I loved critic’s insights though not as much as narratives. So, if the following is bitter, remember I’m more jilted lover than fair observer. When I was young, we spoke openly of our passion for our discipline, but now the academy discourages such talk, understandably fearing sentimentality. But is cynicism all that attractive? It is brittle. And thin. For isn’t “strange” as Gopnik privileges it, a superficial criteria? He condemns Gottschall, a literary critic who is breaking new ground in literary theory, as a “popularizer;” Gopnik speaks from his regular gig at The New Yorker as an academic and he’s probably right. More’s the pity.

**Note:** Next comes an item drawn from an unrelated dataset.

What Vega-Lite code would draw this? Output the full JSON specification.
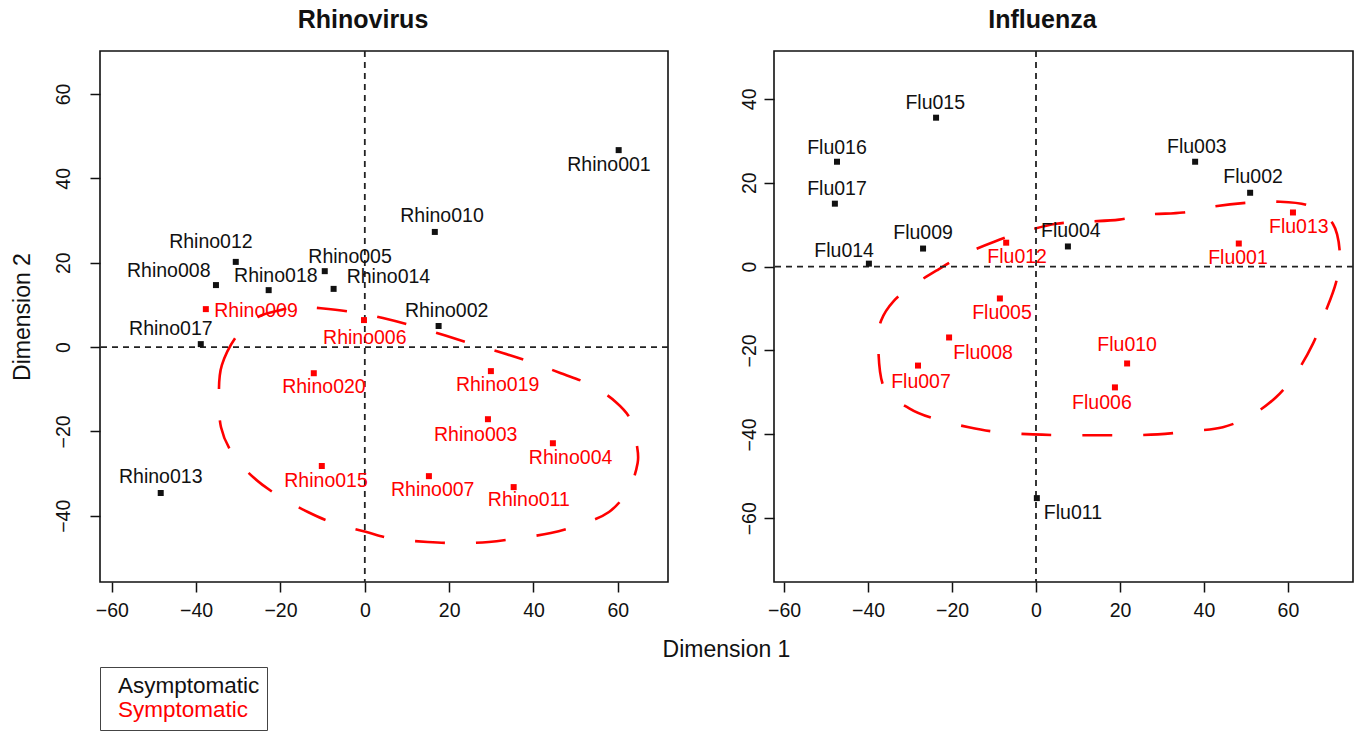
{
  "$schema": "https://vega.github.io/schema/vega-lite/v6.json",
  "background": "white",
  "padding": {"left": 10, "top": 7, "right": 0, "bottom": 0},
  "bounds": "flush",
  "spacing": 106,
  "config": {
    "view": {"stroke": "#111111", "strokeWidth": 1.6},
    "font": "Liberation Sans",
    "axis": {"domain": false, "grid": false, "ticks": true, "tickSize": 10, "tickColor": "#111111", "tickWidth": 1.5, "labelFont": "Liberation Sans", "labelFontSize": 19.5, "labelColor": "#111111", "titleFont": "Liberation Sans", "titleFontSize": 23, "titleFontWeight": "normal", "titleColor": "#111111"},
    "title": {"font": "Liberation Sans", "fontSize": 25, "fontWeight": "bold", "color": "#111111", "anchor": "middle", "dx": -21, "offset": 17, "baseline": "alphabetic"}
  },
  "datasets": {
    "rhino": [
      {"name": "Rhino001", "status": "Asymptomatic", "x": 60.2, "y": 46.7, "lx": 57.9, "ly": 43.2},
      {"name": "Rhino010", "status": "Asymptomatic", "x": 16.6, "y": 27.3, "lx": 18.3, "ly": 31.1},
      {"name": "Rhino012", "status": "Asymptomatic", "x": -30.6, "y": 20.2, "lx": -36.5, "ly": 24.9},
      {"name": "Rhino008", "status": "Asymptomatic", "x": -35.3, "y": 14.7, "lx": -46.5, "ly": 18.0},
      {"name": "Rhino018", "status": "Asymptomatic", "x": -22.8, "y": 13.5, "lx": -21.1, "ly": 16.8},
      {"name": "Rhino005", "status": "Asymptomatic", "x": -9.5, "y": 18.0, "lx": -3.5, "ly": 21.3},
      {"name": "Rhino014", "status": "Asymptomatic", "x": -7.4, "y": 13.8, "lx": 5.6, "ly": 16.6},
      {"name": "Rhino009", "status": "Symptomatic", "x": -37.7, "y": 9.0, "lx": -25.8, "ly": 8.5},
      {"name": "Rhino002", "status": "Asymptomatic", "x": 17.5, "y": 5.0, "lx": 19.4, "ly": 8.5},
      {"name": "Rhino017", "status": "Asymptomatic", "x": -38.9, "y": 0.7, "lx": -46.0, "ly": 4.3},
      {"name": "Rhino006", "status": "Symptomatic", "x": -0.2, "y": 6.4, "lx": 0.0, "ly": 2.1},
      {"name": "Rhino020", "status": "Symptomatic", "x": -12.1, "y": -6.2, "lx": -9.7, "ly": -9.5},
      {"name": "Rhino019", "status": "Symptomatic", "x": 29.9, "y": -5.7, "lx": 31.5, "ly": -9.0},
      {"name": "Rhino003", "status": "Symptomatic", "x": 29.2, "y": -17.1, "lx": 26.3, "ly": -20.9},
      {"name": "Rhino004", "status": "Symptomatic", "x": 44.6, "y": -22.8, "lx": 48.8, "ly": -26.3},
      {"name": "Rhino015", "status": "Symptomatic", "x": -10.2, "y": -28.2, "lx": -9.2, "ly": -31.8},
      {"name": "Rhino007", "status": "Symptomatic", "x": 15.2, "y": -30.6, "lx": 16.1, "ly": -33.9},
      {"name": "Rhino011", "status": "Symptomatic", "x": 35.3, "y": -33.2, "lx": 38.9, "ly": -36.3},
      {"name": "Rhino013", "status": "Asymptomatic", "x": -48.4, "y": -34.6, "lx": -48.4, "ly": -30.8}
    ],
    "flu": [
      {"name": "Flu015", "status": "Asymptomatic", "x": -23.8, "y": 35.5, "lx": -24.0, "ly": 38.9},
      {"name": "Flu016", "status": "Asymptomatic", "x": -47.4, "y": 25.0, "lx": -47.4, "ly": 28.3},
      {"name": "Flu017", "status": "Asymptomatic", "x": -47.9, "y": 15.0, "lx": -47.4, "ly": 18.6},
      {"name": "Flu009", "status": "Asymptomatic", "x": -26.9, "y": 4.3, "lx": -26.9, "ly": 7.9},
      {"name": "Flu014", "status": "Asymptomatic", "x": -39.8, "y": 0.7, "lx": -45.7, "ly": 3.8},
      {"name": "Flu012", "status": "Symptomatic", "x": -7.1, "y": 5.7, "lx": -4.5, "ly": 2.4},
      {"name": "Flu004", "status": "Asymptomatic", "x": 7.6, "y": 4.8, "lx": 8.3, "ly": 8.6},
      {"name": "Flu001", "status": "Symptomatic", "x": 48.3, "y": 5.5, "lx": 48.1, "ly": 2.1},
      {"name": "Flu013", "status": "Symptomatic", "x": 61.2, "y": 12.9, "lx": 62.6, "ly": 9.5},
      {"name": "Flu002", "status": "Asymptomatic", "x": 51.0, "y": 17.6, "lx": 51.7, "ly": 21.4},
      {"name": "Flu003", "status": "Asymptomatic", "x": 37.9, "y": 25.0, "lx": 38.3, "ly": 28.6},
      {"name": "Flu005", "status": "Symptomatic", "x": -8.6, "y": -7.6, "lx": -8.1, "ly": -11.0},
      {"name": "Flu008", "status": "Symptomatic", "x": -20.7, "y": -16.9, "lx": -12.6, "ly": -20.5},
      {"name": "Flu007", "status": "Symptomatic", "x": -28.1, "y": -23.6, "lx": -27.4, "ly": -27.4},
      {"name": "Flu010", "status": "Symptomatic", "x": 21.7, "y": -23.1, "lx": 21.7, "ly": -18.8},
      {"name": "Flu006", "status": "Symptomatic", "x": 18.8, "y": -28.8, "lx": 15.7, "ly": -32.6},
      {"name": "Flu011", "status": "Asymptomatic", "x": 0.2, "y": -55.2, "lx": 8.8, "ly": -58.8}
    ],
    "rhinoEll": [
      {"o": 1, "ex": -34.6, "ey": -10.9}, {"o": 2, "ex": -33.9, "ey": -4.3}, {"o": 3, "ex": -30.4, "ey": 2.6},
      {"o": 4, "ex": -25.4, "ey": 7.1}, {"o": 5, "ex": -19.9, "ey": 8.8}, {"o": 6, "ex": -15.2, "ey": 9.5},
      {"o": 7, "ex": -10.4, "ey": 9.2}, {"o": 8, "ex": -2.8, "ey": 8.3}, {"o": 9, "ex": 4.3, "ey": 6.9},
      {"o": 10, "ex": 13.3, "ey": 4.5}, {"o": 11, "ex": 25.6, "ey": 0.7}, {"o": 12, "ex": 32.7, "ey": -1.4},
      {"o": 13, "ex": 40.1, "ey": -3.8}, {"o": 14, "ex": 46.5, "ey": -6.2}, {"o": 15, "ex": 53.6, "ey": -9.0},
      {"o": 16, "ex": 59.5, "ey": -13.0}, {"o": 17, "ex": 63.1, "ey": -17.3}, {"o": 18, "ex": 64.5, "ey": -23.2},
      {"o": 19, "ex": 64.7, "ey": -27.5}, {"o": 20, "ex": 62.6, "ey": -33.7}, {"o": 21, "ex": 57.9, "ey": -39.1},
      {"o": 22, "ex": 50.8, "ey": -42.2}, {"o": 23, "ex": 44.1, "ey": -44.1}, {"o": 24, "ex": 36.5, "ey": -45.3},
      {"o": 25, "ex": 29.4, "ey": -46.2}, {"o": 26, "ex": 22.1, "ey": -46.5}, {"o": 27, "ex": 14.9, "ey": -46.2},
      {"o": 28, "ex": 6.9, "ey": -45.5}, {"o": 29, "ex": 0.2, "ey": -43.8}, {"o": 30, "ex": -7.4, "ey": -41.7},
      {"o": 31, "ex": -13.5, "ey": -39.1}, {"o": 32, "ex": -20.4, "ey": -35.3}, {"o": 33, "ex": -26.3, "ey": -31.0},
      {"o": 34, "ex": -31.3, "ey": -25.4}, {"o": 35, "ex": -34.1, "ey": -19.0}
    ],
    "fluEll": [
      {"o": 1, "ex": -37.6, "ey": -18.3}, {"o": 2, "ex": -36.9, "ey": -12.9}, {"o": 3, "ex": -33.8, "ey": -8.1},
      {"o": 4, "ex": -29.3, "ey": -4.5}, {"o": 5, "ex": -23.3, "ey": -0.7}, {"o": 6, "ex": -17.1, "ey": 2.9},
      {"o": 7, "ex": -9.8, "ey": 6.0}, {"o": 8, "ex": -2.9, "ey": 8.3}, {"o": 9, "ex": 4.8, "ey": 10.2},
      {"o": 10, "ex": 11.9, "ey": 10.7}, {"o": 11, "ex": 19.8, "ey": 11.2}, {"o": 12, "ex": 26.9, "ey": 12.4},
      {"o": 13, "ex": 35.0, "ey": 12.9}, {"o": 14, "ex": 42.1, "ey": 14.3}, {"o": 15, "ex": 50.0, "ey": 15.2},
      {"o": 16, "ex": 57.1, "ey": 15.5}, {"o": 17, "ex": 65.0, "ey": 14.5}, {"o": 18, "ex": 70.7, "ey": 10.2},
      {"o": 19, "ex": 72.4, "ey": 2.6}, {"o": 20, "ex": 71.4, "ey": -4.0}, {"o": 21, "ex": 68.6, "ey": -11.7},
      {"o": 22, "ex": 66.0, "ey": -18.3}, {"o": 23, "ex": 61.9, "ey": -25.5}, {"o": 24, "ex": 57.1, "ey": -31.2},
      {"o": 25, "ex": 51.2, "ey": -35.5}, {"o": 26, "ex": 44.5, "ey": -38.3}, {"o": 27, "ex": 36.4, "ey": -39.3},
      {"o": 28, "ex": 29.0, "ey": -40.0}, {"o": 29, "ex": 21.4, "ey": -40.2}, {"o": 30, "ex": 14.3, "ey": -40.2},
      {"o": 31, "ex": 6.4, "ey": -40.2}, {"o": 32, "ex": -0.7, "ey": -40.0}, {"o": 33, "ex": -8.8, "ey": -39.5},
      {"o": 34, "ex": -16.0, "ey": -38.3}, {"o": 35, "ex": -23.8, "ey": -36.4}, {"o": 36, "ex": -30.2, "ey": -33.8},
      {"o": 37, "ex": -36.2, "ey": -28.8}
    ]
  },
  "hconcat": [
    {
      "title": {"text": "Rhinovirus"},
      "width": 568,
      "height": 531,
      "layer": [
        {
          "data": {"name": "rhinoEll"},
          "mark": {"type": "line", "interpolate": "cardinal-closed", "color": "#ff0000", "strokeWidth": 2.6, "strokeDash": [30, 31]},
          "encoding": {
            "x": {"field": "ex", "type": "quantitative", "scale": {"domain": [-62.8, 71.9], "nice": false, "zero": false},
                  "axis": {"values": [-60, -40, -20, 0, 20, 40, 60], "title": "Dimension 1", "titleX": 626, "titleY": 74, "titleAlign": "center", "titleBaseline": "alphabetic", "labelFlush": false, "labelPadding": 9}},
            "y": {"field": "ey", "type": "quantitative", "scale": {"domain": [-55.7, 70.2], "nice": false, "zero": false},
                  "axis": {"values": [-40, -20, 0, 20, 40, 60], "title": "Dimension 2", "titleX": -71, "titleY": 265.5, "titleAngle": 270, "titleAlign": "center", "titleBaseline": "alphabetic", "labelAngle": 270, "labelAlign": "center", "labelBaseline": "alphabetic", "labelPadding": 21, "labelFlush": false}},
            "order": {"field": "o", "type": "quantitative"}
          }
        },
        {
          "data": {"values": [{}]},
          "mark": {"type": "rule", "strokeDash": [6, 5], "color": "#222222", "strokeWidth": 1.8},
          "encoding": {"x": {"datum": 0}}
        },
        {
          "data": {"values": [{}]},
          "mark": {"type": "rule", "strokeDash": [6, 5], "color": "#222222", "strokeWidth": 1.8},
          "encoding": {"y": {"datum": 0}}
        },
        {
          "data": {"name": "rhino"},
          "mark": {"type": "square", "size": 36, "opacity": 1},
          "encoding": {
            "x": {"field": "x", "type": "quantitative"},
            "y": {"field": "y", "type": "quantitative"},
            "color": {"field": "status", "type": "nominal", "scale": {"domain": ["Asymptomatic", "Symptomatic"], "range": ["#111111", "#ff0000"]},
                      "legend": {"orient": "none", "legendX": 0, "legendY": 616, "title": null, "strokeColor": "#444444", "fillColor": "white", "padding": 7.5, "symbolSize": 1, "symbolOpacity": 0, "symbolType": "square", "labelOffset": -12, "labelFontSize": 22.5, "labelFont": "Liberation Sans", "rowPadding": 1.5, "labelLimit": 400, "labelExpr": "datum.label + '\u00a0\u00a0\u00a0'",
                                 "encode": {"labels": {"update": {"fill": {"signal": "datum.value === 'Symptomatic' ? '#ff0000' : '#111111'"}}}}}}
          }
        },
        {
          "data": {"name": "rhino"},
          "mark": {"type": "text", "fontSize": 19.5, "font": "Liberation Sans", "align": "center", "baseline": "middle"},
          "encoding": {
            "x": {"field": "lx", "type": "quantitative"},
            "y": {"field": "ly", "type": "quantitative"},
            "text": {"field": "name"},
            "color": {"field": "status", "type": "nominal"}
          }
        }
      ]
    },
    {
      "title": {"text": "Influenza"},
      "width": 579,
      "height": 531,
      "layer": [
        {
          "data": {"name": "fluEll"},
          "mark": {"type": "line", "interpolate": "cardinal-closed", "color": "#ff0000", "strokeWidth": 2.6, "strokeDash": [30, 31]},
          "encoding": {
            "x": {"field": "ex", "type": "quantitative", "scale": {"domain": [-62.4, 75.5], "nice": false, "zero": false},
                  "axis": {"values": [-60, -40, -20, 0, 20, 40, 60], "title": null, "labelFlush": false, "labelPadding": 9}},
            "y": {"field": "ey", "type": "quantitative", "scale": {"domain": [-75.2, 51.4], "nice": false, "zero": false},
                  "axis": {"values": [-60, -40, -20, 0, 20, 40], "title": null, "labelAngle": 270, "labelAlign": "center", "labelBaseline": "alphabetic", "labelPadding": 9, "labelFlush": false}},
            "order": {"field": "o", "type": "quantitative"}
          }
        },
        {
          "data": {"values": [{}]},
          "mark": {"type": "rule", "strokeDash": [6, 5], "color": "#222222", "strokeWidth": 1.8},
          "encoding": {"x": {"datum": 0}}
        },
        {
          "data": {"values": [{}]},
          "mark": {"type": "rule", "strokeDash": [6, 5], "color": "#222222", "strokeWidth": 1.8},
          "encoding": {"y": {"datum": 0}}
        },
        {
          "data": {"name": "flu"},
          "mark": {"type": "square", "size": 36, "opacity": 1},
          "encoding": {
            "x": {"field": "x", "type": "quantitative"},
            "y": {"field": "y", "type": "quantitative"},
            "color": {"field": "status", "type": "nominal"}
          }
        },
        {
          "data": {"name": "flu"},
          "mark": {"type": "text", "fontSize": 19.5, "font": "Liberation Sans", "align": "center", "baseline": "middle"},
          "encoding": {
            "x": {"field": "lx", "type": "quantitative"},
            "y": {"field": "ly", "type": "quantitative"},
            "text": {"field": "name"},
            "color": {"field": "status", "type": "nominal"}
          }
        }
      ]
    }
  ]
}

David Foster comments that empathy includes both our ability to understand others and what we do with that understanding. We recognize that maturity comes from broadening sympathies but we’ve all known con men (and, if unlucky, psychopaths) who read us rather well. But the generative subset of bio-criticism in which Gottschall works include “Theory of Mind” studies, especially Lisa Zunshine’s. It analyzes one literary signal of empathy: our ability to “think” as another. asking what does he think, what does she think he thinks, what does he think she thinks he thinks? But empathy is also part of a fiction writers’ ability. We take it for granted, though a genre with a bad reputation for wooden characters and contrived plots is “the novel of ideas.” Authors don’t make works “live” since characters are means rather than ends. Perhaps that happens when we professionalize our reading as well – the ideas we seek dominate our understanding of character. David posits “The career pressure in academia seem to be toward a very clinical, theoretical, and even cold approach to subjects…indeed, I wonder about the ratio of actual fiction-reading to the reading of other academic papers ABOUT fiction.” Critics shouldn’t “lose themselves in a good story” but keep their antennae up.